Freshwater lake in northern Ethiopia

Lake Hayq (Amharic: ሐይቅ ሐይቅ, ) is a freshwater lake of Ethiopia. It is located north of Dessie, in the Debub Wollo Zone of the Amhara Region. The town of Hayq is to the west of the lake.

Lake Hayq is 6.7 km long and 6 km wide, with a surface area of 23 km². It has a maximum depth of 88 m and is at an elevation of 2,030 meters above sea level. It is one of two lakes in the Tehuledere woreda.

== History ==
According to a local legend, the lake was created to avenge a pregnant woman who was wronged by a princess. God was greatly angered by this injustice, and in his wrath turned all of the land surrounding the woman (except the ground she was sitting on) into the water forming a lake, destroying the princess along with her friends and family in the process. Where the pregnant woman was sitting became an island (now a peninsula) where Istifanos Monastery, founded in the middle of the 13th century by Iyasus Mo'a, is located.

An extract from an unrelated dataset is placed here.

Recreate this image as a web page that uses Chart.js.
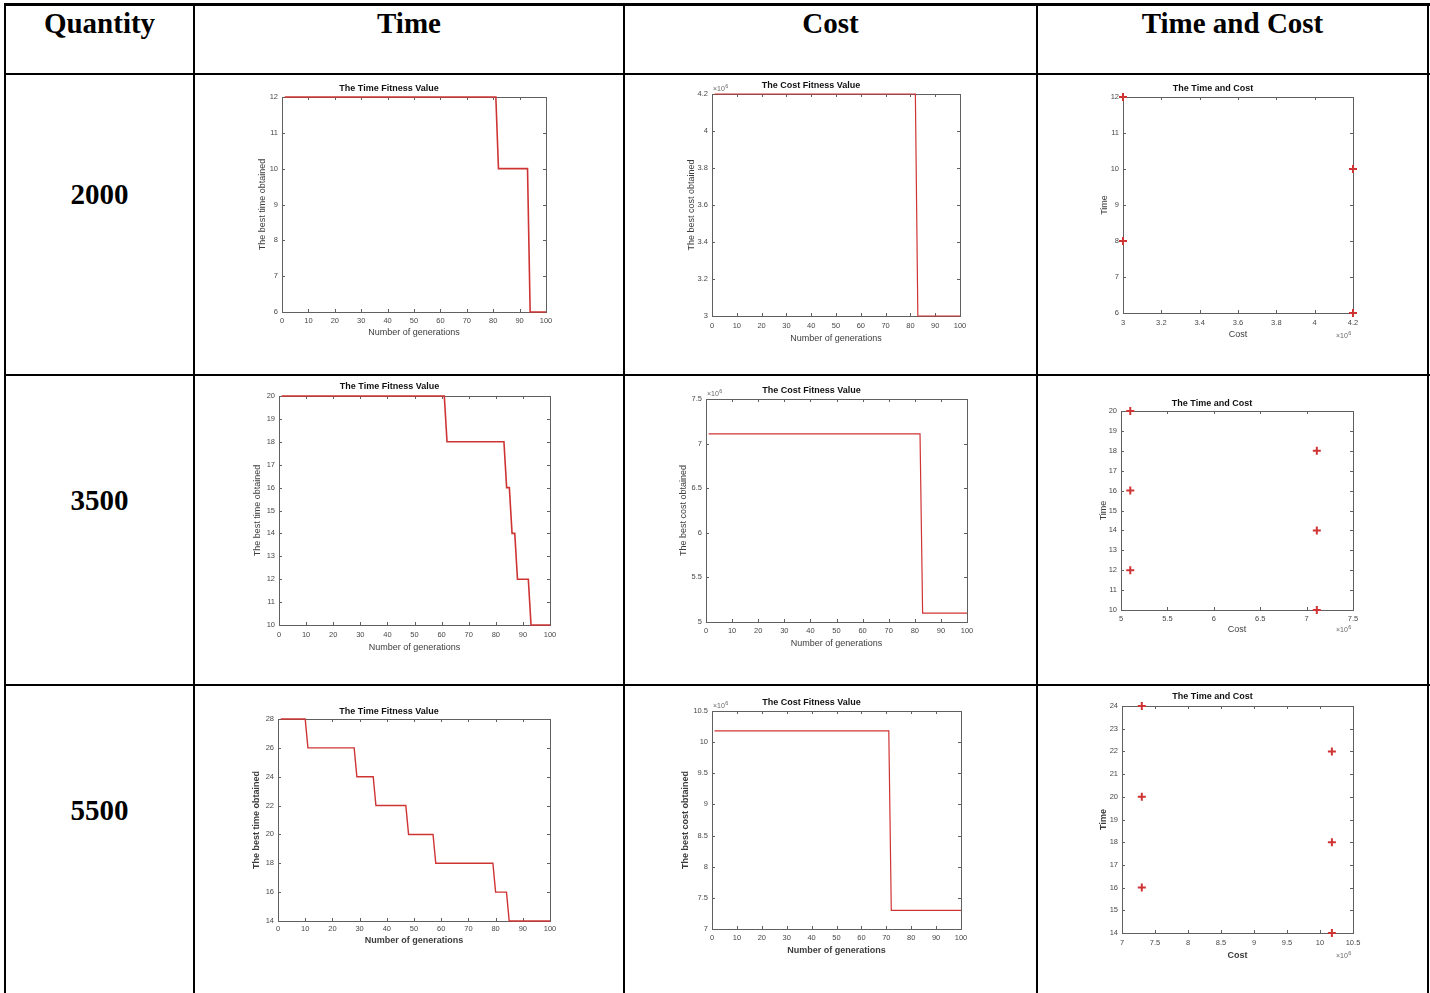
<!DOCTYPE html>
<html>
<head>
<meta charset="utf-8">
<script src="https://cdn.jsdelivr.net/npm/chart.js@4.4.1/dist/chart.umd.min.js"></script>
<style>
  body { margin: 0; background: #fff; }
  #page { position: relative; width: 1430px; height: 993px; overflow: hidden; background: #fff; }
  .ln { position: absolute; background: #000; z-index: 2; }
  .cell { position: absolute; text-align: center; font: bold 29px "Liberation Serif", "Times New Roman", serif; line-height: 29px; color: #000; }
</style>
</head>
<body>
<div id="page">
  <!-- table rules -->
  <div class="ln" style="left:4px;top:3px;width:1426px;height:3px"></div>
  <div class="ln" style="left:4px;top:73px;width:1426px;height:2px"></div>
  <div class="ln" style="left:4px;top:374px;width:1426px;height:2px"></div>
  <div class="ln" style="left:4px;top:684px;width:1426px;height:2px"></div>
  <div class="ln" style="left:4px;top:3px;width:2px;height:990px"></div>
  <div class="ln" style="left:193px;top:3px;width:2px;height:990px"></div>
  <div class="ln" style="left:623px;top:3px;width:2px;height:990px"></div>
  <div class="ln" style="left:1036px;top:3px;width:2px;height:990px"></div>
  <div class="ln" style="left:1427px;top:3px;width:2px;height:990px"></div>

  <div class="cell" style="left:5px;width:189px;top:9px">Quantity</div>
  <div class="cell" style="left:195px;width:428px;top:9px">Time</div>
  <div class="cell" style="left:625px;width:411px;top:9px">Cost</div>
  <div class="cell" style="left:1038px;width:389px;top:9px">Time and Cost</div>

  <div class="cell" style="left:5px;width:189px;top:180px">2000</div>
  <div class="cell" style="left:5px;width:189px;top:486px">3500</div>
  <div class="cell" style="left:5px;width:189px;top:796px">5500</div>
</div>

<script>
// ---- data ----
// quantity 2000
const time2000Gen = [1, 81, 82, 93, 94, 100];
const time2000Val = [12, 12, 10, 10, 6, 6];
const cost2000Gen = [1, 82, 83, 100];
const cost2000Val = [4200000, 4200000, 3000000, 3000000];
const tc2000Cost = [3000000, 3000000, 4200000, 4200000];
const tc2000Time = [12, 8, 10, 6];

// quantity 3500
const time3500Gen = [1, 61, 62, 83, 84, 85, 86, 87, 88, 92, 93, 100];
const time3500Val = [20, 20, 18, 18, 16, 16, 14, 14, 12, 12, 10, 10];
const cost3500Gen = [1, 82, 83, 100];
const cost3500Val = [7110000, 7110000, 5100000, 5100000];
const tc3500Cost = [5100000, 5100000, 5100000, 7110000, 7110000, 7110000];
const tc3500Time = [20, 16, 12, 18, 14, 10];

// quantity 5500
const time5500Gen = [1, 10, 11, 28, 29, 35, 36, 47, 48, 57, 58, 79, 80, 84, 85, 100];
const time5500Val = [28, 28, 26, 26, 24, 24, 22, 22, 20, 20, 18, 18, 16, 16, 14, 14];
const cost5500Gen = [1, 71, 72, 100];
const cost5500Val = [10180000, 10180000, 7300000, 7300000];
const tc5500Cost = [7300000, 7300000, 7300000, 10180000, 10180000, 10180000];
const tc5500Time = [24, 20, 16, 22, 18, 14];

// axis ranges [min, max, step]
const genRange = [0, 100, 10];
const time2000Range = [6, 12, 1];
const time3500Range = [10, 20, 1];
const time5500Range = [14, 28, 2];
const cost2000Range = [3000000, 4200000, 200000];
const cost3500Range = [5000000, 7500000, 500000];
const cost5500Range = [7000000, 10500000, 500000];
const tc3500TimeRange = [10, 20, 1];
const tc5500TimeRange = [14, 24, 1];

// ---- layout helpers ----
const Y_W = 50, X_H = 36, TITLE_H = 24, PAD_R = 20;
const INK = '#484848';
const RED = '#cf3434';
Chart.defaults.font.family = '"Liberation Sans", Arial, sans-serif';

const toPoints = (xs, ys) => xs.map((x, i) => ({ x: x, y: ys[i] }));
const mega = v => String(+(v / 1e6).toFixed(2));

// inward MATLAB-like ticks, box and the x10^6 multiplier
const matlabBox = {
  id: 'matlabBox',
  beforeDatasetsDraw(chart) {
    const { ctx, chartArea: a, scales } = chart;
    ctx.save();
    ctx.strokeStyle = '#606060';
    ctx.lineWidth = 1;
    ctx.beginPath();
    scales.x.ticks.forEach(t => {
      const px = Math.round(scales.x.getPixelForValue(t.value)) + 0.5;
      ctx.moveTo(px, a.bottom); ctx.lineTo(px, a.bottom - 3);
      ctx.moveTo(px, a.top); ctx.lineTo(px, a.top + 3);
    });
    scales.y.ticks.forEach(t => {
      const py = Math.round(scales.y.getPixelForValue(t.value)) + 0.5;
      ctx.moveTo(a.left, py); ctx.lineTo(a.left + 3, py);
      ctx.moveTo(a.right, py); ctx.lineTo(a.right - 3, py);
    });
    ctx.stroke();
    ctx.strokeRect(Math.round(a.left) + 0.5, Math.round(a.top) + 0.5, Math.round(a.width), Math.round(a.height));
    ctx.restore();
  },
  afterDraw(chart, args, opts) {
    if (!opts.exp) return;
    const { ctx, chartArea: a } = chart;
    const x = opts.exp === 'y' ? a.left + 1 : a.right - 17;
    const y = opts.exp === 'y' ? a.top - 3 : a.bottom + opts.dy;
    ctx.save();
    ctx.fillStyle = '#666';
    ctx.textBaseline = 'alphabetic';
    ctx.font = '7px "Liberation Sans", Arial, sans-serif';
    ctx.fillText('\u00d710', x, y);
    const w = ctx.measureText('\u00d710').width;
    ctx.font = '5.5px "Liberation Sans", Arial, sans-serif';
    ctx.fillText('6', x + w + 0.5, y - 3.5);
    ctx.restore();
  }
};

function axis(range, box, pos, horiz, text, bold, fmt) {
  const lh = 10.8;
  return {
    type: 'linear',
    min: range[0], max: range[1],
    afterFit: s => { if (horiz) s.height = X_H; else s.width = Y_W; },
    grid: { display: false, drawTicks: false },
    border: { display: false },
    ticks: {
      stepSize: range[2], autoSkip: false, maxRotation: 0,
      color: INK, font: { size: 7.5 },
      padding: horiz ? pos.tickY - box.b - 4.5 : 4,
      callback: fmt || (v => v)
    },
    title: {
      display: true, text: text, color: '#3c3c3c',
      font: { size: 9, weight: bold ? 'bold' : 'normal', lineHeight: 1.2 },
      padding: horiz
        ? { top: 0, bottom: box.b + X_H - pos.xLabelY - lh / 2 }
        : { top: pos.yLabelX - (box.l - Y_W) - lh / 2, bottom: 0 }
    }
  };
}

function makeChart(box, pos, cfg) {
  const c = document.createElement('canvas');
  const w = box.r - box.l + Y_W + PAD_R;
  const h = box.b - box.t + TITLE_H + X_H;
  c.width = w; c.height = h;
  c.style.cssText = 'position:absolute;z-index:1;left:' + (box.l - Y_W) + 'px;top:' + (box.t - TITLE_H) +
    'px;width:' + w + 'px;height:' + h + 'px';
  document.getElementById('page').appendChild(c);

  const padTop = pos.titleY - (box.t - TITLE_H) - 5.5;
  const scatter = cfg.kind === 'scatter';

  new Chart(c, {
    type: scatter ? 'scatter' : 'line',
    data: {
      datasets: [{
        data: cfg.points,
        borderColor: RED,
        backgroundColor: RED,
        borderWidth: scatter ? 2 : cfg.lw,
        pointRadius: scatter ? 4 : 0,
        pointStyle: 'cross',
        tension: 0,
        fill: false,
        clip: 5
      }]
    },
    options: {
      responsive: false,
      animation: false,
      devicePixelRatio: 1,
      layout: { padding: { right: PAD_R } },
      plugins: {
        legend: { display: false },
        tooltip: { enabled: false },
        title: {
          display: true, text: cfg.title, color: '#111',
          font: { size: 9, weight: 'bold', lineHeight: '11px' },
          padding: { top: padTop, bottom: TITLE_H - 11 - padTop }
        },
        matlabBox: { exp: cfg.exp, dy: pos.expDy || 0 }
      },
      scales: {
        x: axis(cfg.xRange, box, pos, true, cfg.xText, cfg.bold, cfg.xFmt),
        y: axis(cfg.yRange, box, pos, false, cfg.yText, cfg.bold, cfg.yFmt)
      }
    },
    plugins: [matlabBox]
  });
}

// ---- row 2000 ----
makeChart({ l: 282, t: 97, r: 546, b: 312 }, { titleY: 89, tickY: 321, xLabelY: 333, yLabelX: 263 }, {
  kind: 'line', lw: 1.6, title: 'The Time Fitness Value', points: toPoints(time2000Gen, time2000Val),
  xRange: genRange, yRange: time2000Range, xText: 'Number of generations', yText: 'The best time obtained'
});
makeChart({ l: 712, t: 94, r: 960, b: 316 }, { titleY: 86, tickY: 326, xLabelY: 339, yLabelX: 692 }, {
  kind: 'line', lw: 1.2, title: 'The Cost Fitness Value', points: toPoints(cost2000Gen, cost2000Val),
  xRange: genRange, yRange: cost2000Range, xText: 'Number of generations', yText: 'The best cost obtained',
  yFmt: mega, exp: 'y'
});
makeChart({ l: 1123, t: 97, r: 1353, b: 313 }, { titleY: 89, tickY: 323, xLabelY: 335, yLabelX: 1105, expDy: 25 }, {
  kind: 'scatter', title: 'The Time and Cost', points: toPoints(tc2000Cost, tc2000Time),
  xRange: cost2000Range, yRange: time2000Range, xText: 'Cost', yText: 'Time', xFmt: mega, exp: 'x'
});

// ---- row 3500 ----
makeChart({ l: 279, t: 396, r: 550, b: 625 }, { titleY: 387, tickY: 635, xLabelY: 648, yLabelX: 258 }, {
  kind: 'line', lw: 1.6, title: 'The Time Fitness Value', points: toPoints(time3500Gen, time3500Val),
  xRange: genRange, yRange: time3500Range, xText: 'Number of generations', yText: 'The best time obtained'
});
makeChart({ l: 706, t: 399, r: 967, b: 622 }, { titleY: 391, tickY: 631, xLabelY: 644, yLabelX: 684 }, {
  kind: 'line', lw: 1.2, title: 'The Cost Fitness Value', points: toPoints(cost3500Gen, cost3500Val),
  xRange: genRange, yRange: cost3500Range, xText: 'Number of generations', yText: 'The best cost obtained',
  yFmt: mega, exp: 'y'
});
makeChart({ l: 1121, t: 411, r: 1353, b: 610 }, { titleY: 404, tickY: 619, xLabelY: 630, yLabelX: 1104, expDy: 22 }, {
  kind: 'scatter', title: 'The Time and Cost', points: toPoints(tc3500Cost, tc3500Time),
  xRange: cost3500Range, yRange: tc3500TimeRange, xText: 'Cost', yText: 'Time', xFmt: mega, exp: 'x'
});

// ---- row 5500 ----
makeChart({ l: 278, t: 719, r: 550, b: 921 }, { titleY: 712, tickY: 929, xLabelY: 941, yLabelX: 257 }, {
  kind: 'line', lw: 1.4, bold: true, title: 'The Time Fitness Value', points: toPoints(time5500Gen, time5500Val),
  xRange: genRange, yRange: time5500Range, xText: 'Number of generations', yText: 'The best time obtained'
});
makeChart({ l: 712, t: 711, r: 961, b: 929 }, { titleY: 703, tickY: 938, xLabelY: 951, yLabelX: 686 }, {
  kind: 'line', lw: 1.2, bold: true, title: 'The Cost Fitness Value', points: toPoints(cost5500Gen, cost5500Val),
  xRange: genRange, yRange: cost5500Range, xText: 'Number of generations', yText: 'The best cost obtained',
  yFmt: mega, exp: 'y'
});
makeChart({ l: 1122, t: 706, r: 1353, b: 933 }, { titleY: 697, tickY: 943, xLabelY: 956, yLabelX: 1104, expDy: 25 }, {
  kind: 'scatter', bold: true, title: 'The Time and Cost', points: toPoints(tc5500Cost, tc5500Time),
  xRange: cost5500Range, yRange: tc5500TimeRange, xText: 'Cost', yText: 'Time', xFmt: mega, exp: 'x'
});
</script>
</body>
</html>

A former student of Iyasus Mo'a, Tekle Haymanot, went on to found the monastery of Debra Asbos (renamed in the 15th century to Debre Libanos) in Shewa. Tekle Haymanot was one of five bright young religious students who became the "five lights of Christianity" for the south of Ethiopia. Iyasus Mo'a also played a role in Yekuno Amlak's overthrow of the Zagwe dynasty, and helped restore the Solomonic dynasty. Upon Yekuno Amlak's ascension to the throne, Istifanos Church became Istifanos Monastery.

The first known European to view the lake was Francisco Álvares, who passed near it 21 September 1520. He mentions the lake had hippopotamuses and catfish, and the land around it was planted in lemons, oranges, and citrons. Imam Ahmad ibn Ibrahim al-Ghazi looted and burned this church in November, 1531. The ruins of the church are still visible, and the legend states that the kings and princes who lived in that palace established the church.